Even the one chance in a thousand had gone. There could be no escape now and the two pocket battleships, Kennedy knew, could pound his fragile vessel to death in a matter of minutes. There wouldn't even be a semblance of a fight. Captain Edward Kennedy could have placed scuttling charges, surrendered with honour, and, had he succeeded in reaching Britain again, would almost certainly have been given command of another vessel straight away.

But scuttling charges had never played any part in the Kennedy family's long and honourable two hundred year association with the Royal Navy, and Kennedy was certainly not the man ever to think of such things now even although he, probably above all captains, most certainly owed nothing to a Navy and an Admiralty that had courtmartialled him in 1922 on a grotesquely unfair charge and, brilliant officer though he was, had axed him from the service in the following year, calling him back only in their hour of need in 1939. But whatever he thought at the time we can only guess at: all we know is what he said as he watched the two pocket battleships bear down on him: ‘We'll just fight them both.' As a death sentence for a great ship and hundreds of men, this must rank as the most laconic ever.

And fought them both he did. Three times the
Scharnhorst
ordered him to abandon ship, and on the third time it had its answer—a salvo that fell just short. At the same time, a salvo from the
Rawalpindi
struck the
Gneisenau
amidships, and almost together the two German battle cruisers replied with heavy, accurate and devastating close-range fire.

The first salvo from the
Scharnhorst
crashed into the
Rawalpindi'
s high superstructure, wrecking the boat-deck and killing almost everyone on the bridge: but Captain Kennedy survived. Almost immediately, another salvo of 11-inch shells, this time from the
Gneisenau,
crashed into the main control room of the
Rawalpindi,
and turned it into a lifeless shambles: all semblance of concerted fire now ceased, but the seven guns—one had already been destroyed—fought on independently.

The fires amidships were already beginning to take hold as yet another salvo sliced through the tissue-thin sides of the liner and exploded deep in its heart.
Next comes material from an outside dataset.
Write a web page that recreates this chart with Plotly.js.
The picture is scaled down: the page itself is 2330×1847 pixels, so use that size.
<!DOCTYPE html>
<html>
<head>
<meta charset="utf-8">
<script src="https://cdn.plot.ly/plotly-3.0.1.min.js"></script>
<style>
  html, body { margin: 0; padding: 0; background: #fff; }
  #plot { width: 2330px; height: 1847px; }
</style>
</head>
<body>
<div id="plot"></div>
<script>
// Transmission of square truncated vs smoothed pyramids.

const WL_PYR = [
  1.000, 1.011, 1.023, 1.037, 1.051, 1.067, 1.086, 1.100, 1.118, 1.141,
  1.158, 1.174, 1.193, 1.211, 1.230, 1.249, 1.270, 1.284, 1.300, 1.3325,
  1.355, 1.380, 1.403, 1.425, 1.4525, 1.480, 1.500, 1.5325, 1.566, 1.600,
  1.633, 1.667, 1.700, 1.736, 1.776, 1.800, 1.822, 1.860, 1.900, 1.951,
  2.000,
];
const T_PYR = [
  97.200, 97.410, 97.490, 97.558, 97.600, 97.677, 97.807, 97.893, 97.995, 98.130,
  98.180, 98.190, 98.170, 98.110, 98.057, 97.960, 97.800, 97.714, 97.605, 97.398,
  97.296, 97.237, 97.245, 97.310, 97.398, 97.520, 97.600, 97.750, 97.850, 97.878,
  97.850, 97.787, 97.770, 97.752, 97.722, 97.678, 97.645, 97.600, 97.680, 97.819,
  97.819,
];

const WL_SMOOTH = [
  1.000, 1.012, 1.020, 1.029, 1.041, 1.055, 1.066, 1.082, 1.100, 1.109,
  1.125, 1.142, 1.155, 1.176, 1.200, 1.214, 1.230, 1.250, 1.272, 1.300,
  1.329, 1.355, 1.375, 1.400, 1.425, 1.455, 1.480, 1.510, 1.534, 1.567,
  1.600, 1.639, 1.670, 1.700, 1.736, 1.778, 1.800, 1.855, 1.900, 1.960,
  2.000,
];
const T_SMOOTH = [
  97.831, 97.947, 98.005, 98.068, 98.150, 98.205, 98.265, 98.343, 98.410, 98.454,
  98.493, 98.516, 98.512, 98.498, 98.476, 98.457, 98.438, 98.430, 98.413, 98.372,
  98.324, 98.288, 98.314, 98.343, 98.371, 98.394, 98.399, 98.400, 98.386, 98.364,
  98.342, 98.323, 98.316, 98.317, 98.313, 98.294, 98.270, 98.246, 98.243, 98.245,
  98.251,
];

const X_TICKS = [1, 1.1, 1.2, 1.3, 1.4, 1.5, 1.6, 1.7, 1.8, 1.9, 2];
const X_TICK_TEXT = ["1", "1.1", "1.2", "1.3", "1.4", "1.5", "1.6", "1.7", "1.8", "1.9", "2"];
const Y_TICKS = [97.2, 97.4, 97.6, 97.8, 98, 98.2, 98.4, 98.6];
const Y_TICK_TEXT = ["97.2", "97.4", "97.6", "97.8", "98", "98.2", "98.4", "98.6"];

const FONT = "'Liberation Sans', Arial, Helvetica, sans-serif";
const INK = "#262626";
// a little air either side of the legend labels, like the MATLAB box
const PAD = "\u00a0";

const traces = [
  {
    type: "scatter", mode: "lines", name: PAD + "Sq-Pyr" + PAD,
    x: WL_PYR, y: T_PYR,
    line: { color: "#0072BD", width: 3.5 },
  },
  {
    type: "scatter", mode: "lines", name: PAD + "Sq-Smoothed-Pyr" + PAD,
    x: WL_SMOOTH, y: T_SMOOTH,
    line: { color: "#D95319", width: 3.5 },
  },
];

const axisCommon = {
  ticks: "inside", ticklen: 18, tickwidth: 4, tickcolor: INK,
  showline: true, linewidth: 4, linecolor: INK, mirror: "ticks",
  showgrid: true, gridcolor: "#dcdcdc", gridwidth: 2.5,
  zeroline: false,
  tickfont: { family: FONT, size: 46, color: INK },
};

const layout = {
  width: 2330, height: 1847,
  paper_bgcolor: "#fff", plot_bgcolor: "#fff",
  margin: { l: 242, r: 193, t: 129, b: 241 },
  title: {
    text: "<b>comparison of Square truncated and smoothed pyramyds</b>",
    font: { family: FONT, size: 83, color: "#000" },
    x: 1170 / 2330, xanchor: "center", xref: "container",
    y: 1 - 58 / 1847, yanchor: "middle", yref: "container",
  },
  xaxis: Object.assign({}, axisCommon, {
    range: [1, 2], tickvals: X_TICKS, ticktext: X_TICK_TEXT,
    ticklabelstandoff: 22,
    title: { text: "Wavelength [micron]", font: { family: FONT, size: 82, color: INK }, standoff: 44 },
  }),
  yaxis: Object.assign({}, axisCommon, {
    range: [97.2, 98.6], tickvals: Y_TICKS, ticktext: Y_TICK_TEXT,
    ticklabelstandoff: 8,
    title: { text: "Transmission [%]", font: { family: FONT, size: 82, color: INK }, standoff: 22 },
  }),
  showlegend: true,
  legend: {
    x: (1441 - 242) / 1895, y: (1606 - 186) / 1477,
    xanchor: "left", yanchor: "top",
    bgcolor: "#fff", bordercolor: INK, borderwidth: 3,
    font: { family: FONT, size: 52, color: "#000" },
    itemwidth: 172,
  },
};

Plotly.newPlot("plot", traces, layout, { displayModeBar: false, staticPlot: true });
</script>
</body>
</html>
One of these blew up in the engine room, completely destroying the dynamos, and this was the blow that effectively carried into execution Kennedy's sentence of death. With the dynamos gone, the electricity supply was destroyed: and the shell hoists from the magazines were worked by electricity.

Kennedy, still fighting with his wrecked ship, from the twisted wreckage that was all that was
left of his bridge, issued instructions that every available member of the crew should assist in manhandling shells up from the magazines and rolling them across the heaving, shell-swept deck towards those guns that still kept firing: there were only five left now.

That exposed deck of the
Rawalpindi,
raked by screaming shrapnel and jagged twisted steel, became a blood-soaked abattoir for those who fought to reach the empty breeches of the waiting guns. Some carriers were killed outright, and their shells rolled from side to side with the movement of the ship, through the ever-growing flames and over deck-plates beginning to glow dull red from the heat of the internal fires. Other men were wounded, but ignored their agony: one incredibly gallant man, both legs smashed, wounded to death, and with a shell clutched in his one sound arm, dragged his way along the deck, groping blindly for the breech of the gun that he could not see, swearing that he would get them yet.